Pierre Ducharme, OFM
Joyeux Noël ! Ces mots évoquent une histoire merveilleuse, tragique et héroïque. C’est l’histoire de la naissance d’un leader, d’une autorité infaillible, profondément humble, miséricordieux, qui a une vision universelle de sa mission. Entre rejet et salut, des opposés en tension constante, il œuvre pour la gloire de Dieu et la justice pour les pauvres. Noël, en définitive, est Bonne Nouvelle.
Noël raconte une histoire qui touche les cœurs. Joseph et Marie, avec leur enfant à naître, tentent d’échapper au massacre planifié par Hérode. Mais ils ne trouvent pas de place à l’auberge ni nulle part ailleurs. Jésus naît dehors, dans une mangeoire. Noël raconte l’histoire d’une Incarnation. Dieu devient humain dans un monde désormais si inhumain. La justice est enfin annoncée.
Noël serait une charmante histoire si tout cela n’était pas si réel. Ce que vit la famille de Jésus n’est pas pire que les épreuves de ces gens qui fuient ou subissent aujourd’hui la violence à Gaza, en Ukraine, en Afghanistan, en Érythrée, au Nicaragua, au Venezuela, au Myanmar et dans tant d’autres pays. Mais, Dieu soit loué, les réfugiés d’aujourd’hui sont accueillis dans des terres plus sûres. Mais est-ce vraiment le cas ?
Selon l’Agence des Nations unies pour les réfugiés (UNHCR), seulement cinq pays (l’Iran, la Turquie, l’Allemagne, la Colombie et l’Ouganda) accueillent actuellement un tiers des réfugiés identifiés dans le monde. Le nombre de réfugiés accueillis en Amérique du Nord est tellement bas que son impact semble insignifiant.
Après la récente élection présidentielle américaine, dont le vainqueur a promis une expulsion record de réfugiés, le gouvernement canadien a annoncé la suspension temporaire de tous les parrainages privés de réfugiés jusqu’en 2026. Selon l’UNHCR, le Canada est le seul pays au monde à disposer d’un programme permanent de parrainage privé de réfugiés. Mis en place dans les années 1970 pour venir en aide aux « réfugiés de la mer » vietnamiens, ce programme canadien a accueilli un peu plus de 300 000 nouveaux arrivants en 45 ans. Grâce au soutien de particuliers, comme mes parents à l’époque, d’églises, d’organisations caritatives et de quelques franciscains dévoués, le Canada a pu accueillir et intégrer rapidement et efficacement de nombreuses familles de réfugiés. Combien de nos amis et voisins sont arrivés au Canada alors qu’ils étaient enfants, ont grandi et n’ont connu d’autre foyer que celui que leurs parents avaient trouvé pour eux ici ! La nation canadienne n’aurait en fait que peu de raisons de se distinguer, si ce n’était de son historique d’accueil des migrants – souvent par le biais de parrainages privés.

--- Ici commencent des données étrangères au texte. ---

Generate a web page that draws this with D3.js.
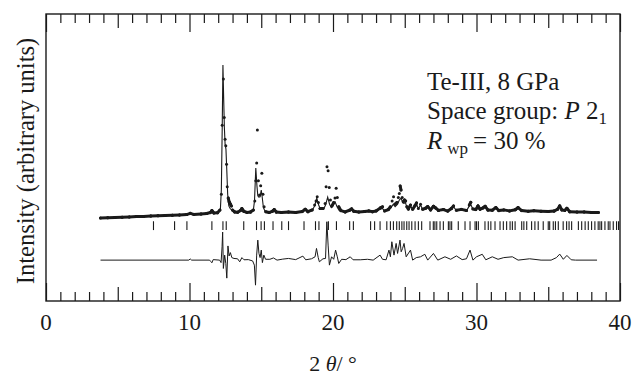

Alors, pourquoi fermer les frontières maintenant ? Peut-être pour les mêmes raisons qui ont poussé les habitants de Bethléem à garder leurs portes closes. Des peurs non fondées, engendrées par des histoires cruelles à propos de ceux et celles qui fuient. Ou peut-être parce qu’il est, comme toujours, beaucoup plus facile de fermer les portes que de les ouvrir. Récemment, une personne m’a affirmé que les immigrants seraient responsables de la crise des opioïdes et des problèmes de santé mentale qui sévissent actuellement au Canada. Or, tous les toxicomanes que je connais sont nés et ont grandi ici. Nombre d’entre eux ont été élevés dans des familles canadiennes aisées et bien établies. Les immigrants, quant à eux, remplissent les églises chaque semaine, insufflant à notre société désorientée et en quête de sens des habitudes constructives et un enthousiasme rafraîchissant qui fortifie les esprits et nourrit les âmes. Pour le bien de tous et de toutes, le Canada a besoin de l’immigration !
Ce qui menace le Canada, ce n’est pas le nouvel arrivant, mais notre cœur frileux et avare. Noël transforme les cœurs, à condition qu’on le laisse entrer. Le monde dans lequel le Christ est venu était froid et peu accueillant, mais notre Seigneur était rempli de courage et de détermination. L’anxiété qui sous-tend les politiques d’exclusion, et donc à courte vue, est sans fondement. Mais si Dieu a pu faire preuve d’autant d’audace, ces folies disparaîtront elles aussi. Le Réfugié pourra à nouveau être accueilli. Aujourd’hui, un Roi-Migrant courageux et généreux est né.